What is canary?
A canary is a small, early version of a new software update that is released to a limited group of users before the full rollout. The term comes from the old practice of using canary birds in coal mines to detect dangerous gases - if the canary showed signs of trouble, miners knew there was a problem. In tech, a canary update helps developers spot issues early, before they affect everyone.
Let's break it down
- Small batch: Only a tiny percentage of users get the new code (often 1‑5%).
- Monitoring: The behavior of these users is closely watched for errors, performance drops, or crashes.
- Feedback loop: If everything looks good, the update is gradually expanded to more users.

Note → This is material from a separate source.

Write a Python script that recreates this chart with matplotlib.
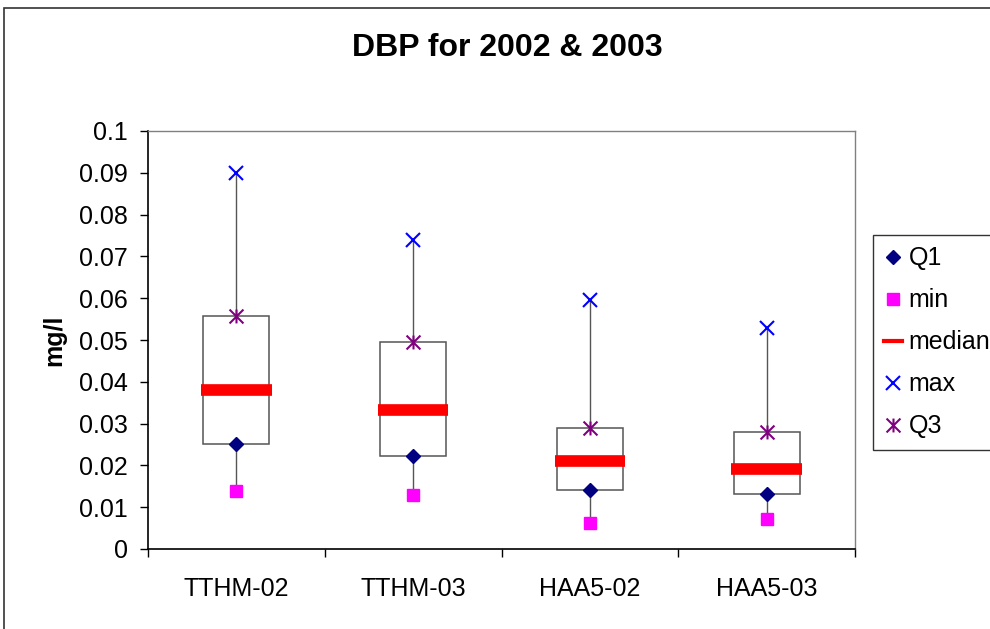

If problems appear, the canary is rolled back or fixed.
- Automation: Modern platforms use scripts and tools to automatically route traffic, collect metrics, and decide when to expand or stop the rollout.
Why does it matter?
- Risk reduction: Limits the impact of bugs to a small audience instead of the whole user base.
- Faster detection: Problems are caught early, saving time and money on emergency fixes.
- User confidence: Keeps the overall service stable, preserving trust and reputation.
- Continuous delivery: Enables teams to ship updates more frequently without sacrificing quality.
Where is it used?
- Web services (e.g., Google, Netflix, Amazon) when they push new features or infrastructure changes.
- Mobile apps through staged rollouts in app stores.
- APIs and microservices where individual services are updated independently.
- Cloud platforms like Kubernetes, AWS CodeDeploy, Azure DevOps, and GitHub Actions that provide built‑in canary deployment options.
Good things about it
- Safety net: Limits damage from faulty code.
- Data‑driven decisions: Real‑world usage data guides rollout speed.
- Improved quality: Teams get immediate feedback, leading to more polished releases.
- Scalability: Works well with large, distributed systems and automated pipelines.
- Customer satisfaction: Most users experience a stable product, while a few early adopters get new features first.
Not-so-good things
- Complex setup: Requires tooling, monitoring, and automation that can be hard to configure.
- Longer rollout time: If the canary stage is cautious, the full release may take days or weeks.
- Partial visibility: Issues that only appear at scale might be missed in the small canary group.
- User experience variance: Early users may encounter bugs, which can lead to frustration if not communicated well.
- Resource overhead: Maintaining multiple versions simultaneously can consume extra infrastructure and operational effort.